### Exercise directions
Transcribe, exactly as they appear, the line that contains "Write a Python", the line that contains "ends = [upper_end, middle_end, lower_end]", and every line in between, and nothing else.

### Stored data
┄┄┄┄┄┄

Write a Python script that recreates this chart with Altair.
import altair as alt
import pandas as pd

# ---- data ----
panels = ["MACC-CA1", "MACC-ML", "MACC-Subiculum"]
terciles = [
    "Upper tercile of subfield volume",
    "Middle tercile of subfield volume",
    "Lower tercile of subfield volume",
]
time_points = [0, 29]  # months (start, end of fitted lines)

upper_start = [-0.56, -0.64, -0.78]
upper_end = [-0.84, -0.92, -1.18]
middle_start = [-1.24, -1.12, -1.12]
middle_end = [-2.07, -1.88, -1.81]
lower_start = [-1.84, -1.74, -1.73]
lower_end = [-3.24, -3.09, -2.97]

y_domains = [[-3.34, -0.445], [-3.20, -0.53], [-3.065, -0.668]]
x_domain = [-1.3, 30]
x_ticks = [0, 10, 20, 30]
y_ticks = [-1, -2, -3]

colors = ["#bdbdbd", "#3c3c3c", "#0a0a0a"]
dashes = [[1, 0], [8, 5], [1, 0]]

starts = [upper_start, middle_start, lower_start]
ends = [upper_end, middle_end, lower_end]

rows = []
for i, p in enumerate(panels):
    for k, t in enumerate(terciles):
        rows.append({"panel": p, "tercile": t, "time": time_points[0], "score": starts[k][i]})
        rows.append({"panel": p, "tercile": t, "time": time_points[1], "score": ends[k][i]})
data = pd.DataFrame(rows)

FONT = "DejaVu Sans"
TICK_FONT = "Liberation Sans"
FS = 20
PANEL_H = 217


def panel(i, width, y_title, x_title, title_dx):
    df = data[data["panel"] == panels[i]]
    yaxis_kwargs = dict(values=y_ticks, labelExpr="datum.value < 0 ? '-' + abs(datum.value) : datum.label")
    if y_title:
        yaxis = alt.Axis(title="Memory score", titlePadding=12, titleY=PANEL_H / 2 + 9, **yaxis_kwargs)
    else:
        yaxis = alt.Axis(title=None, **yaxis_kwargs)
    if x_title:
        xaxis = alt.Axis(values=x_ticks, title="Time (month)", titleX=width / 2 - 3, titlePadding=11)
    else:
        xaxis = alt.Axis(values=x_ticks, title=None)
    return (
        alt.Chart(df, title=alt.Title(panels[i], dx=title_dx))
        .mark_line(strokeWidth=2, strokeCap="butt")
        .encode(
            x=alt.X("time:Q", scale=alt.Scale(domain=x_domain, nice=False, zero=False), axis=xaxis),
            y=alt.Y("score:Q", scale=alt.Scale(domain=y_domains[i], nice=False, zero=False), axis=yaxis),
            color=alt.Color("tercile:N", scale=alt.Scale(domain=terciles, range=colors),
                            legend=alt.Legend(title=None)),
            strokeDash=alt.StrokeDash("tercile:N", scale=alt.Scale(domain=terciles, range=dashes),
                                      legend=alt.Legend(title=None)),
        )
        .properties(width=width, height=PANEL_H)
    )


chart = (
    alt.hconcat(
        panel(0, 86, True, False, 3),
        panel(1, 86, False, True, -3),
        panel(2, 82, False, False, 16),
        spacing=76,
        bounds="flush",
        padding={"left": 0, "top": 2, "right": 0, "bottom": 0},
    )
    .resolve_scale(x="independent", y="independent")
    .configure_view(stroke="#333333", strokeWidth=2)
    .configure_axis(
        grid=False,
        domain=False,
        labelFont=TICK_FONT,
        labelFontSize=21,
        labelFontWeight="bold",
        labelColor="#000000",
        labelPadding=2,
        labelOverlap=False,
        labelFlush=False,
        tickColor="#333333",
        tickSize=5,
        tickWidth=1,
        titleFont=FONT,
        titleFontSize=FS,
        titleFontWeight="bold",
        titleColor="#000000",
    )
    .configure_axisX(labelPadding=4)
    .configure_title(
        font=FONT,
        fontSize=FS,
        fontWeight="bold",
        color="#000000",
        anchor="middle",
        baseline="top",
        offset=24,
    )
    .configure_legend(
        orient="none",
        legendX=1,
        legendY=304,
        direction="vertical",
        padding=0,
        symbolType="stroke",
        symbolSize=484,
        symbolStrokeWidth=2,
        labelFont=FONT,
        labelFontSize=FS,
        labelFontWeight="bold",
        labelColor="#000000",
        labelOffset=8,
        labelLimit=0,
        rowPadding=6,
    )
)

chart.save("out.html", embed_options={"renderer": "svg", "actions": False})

┄┄┄┄┄┄

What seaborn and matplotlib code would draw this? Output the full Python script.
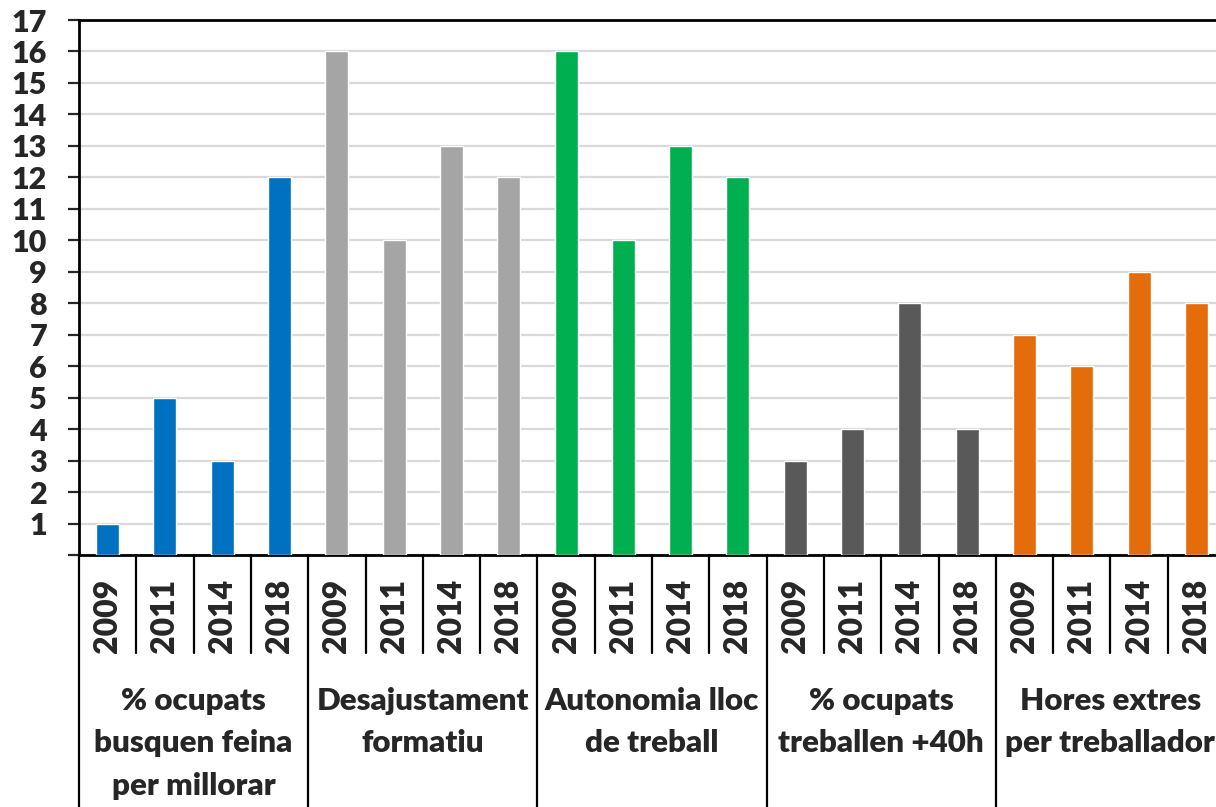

┄┄┄┄┄┄

### Answer for this exercise
Write a Python script that recreates this chart with Altair.
import altair as alt
import pandas as pd

# ---- data ----
panels = ["MACC-CA1", "MACC-ML", "MACC-Subiculum"]
terciles = [
    "Upper tercile of subfield volume",
    "Middle tercile of subfield volume",
    "Lower tercile of subfield volume",
]
time_points = [0, 29]  # months (start, end of fitted lines)

upper_start = [-0.56, -0.64, -0.78]
upper_end = [-0.84, -0.92, -1.18]
middle_start = [-1.24, -1.12, -1.12]
middle_end = [-2.07, -1.88, -1.81]
lower_start = [-1.84, -1.74, -1.73]
lower_end = [-3.24, -3.09, -2.97]

y_domains = [[-3.34, -0.445], [-3.20, -0.53], [-3.065, -0.668]]
x_domain = [-1.3, 30]
x_ticks = [0, 10, 20, 30]
y_ticks = [-1, -2, -3]

colors = ["#bdbdbd", "#3c3c3c", "#0a0a0a"]
dashes = [[1, 0], [8, 5], [1, 0]]

starts = [upper_start, middle_start, lower_start]
ends = [upper_end, middle_end, lower_end]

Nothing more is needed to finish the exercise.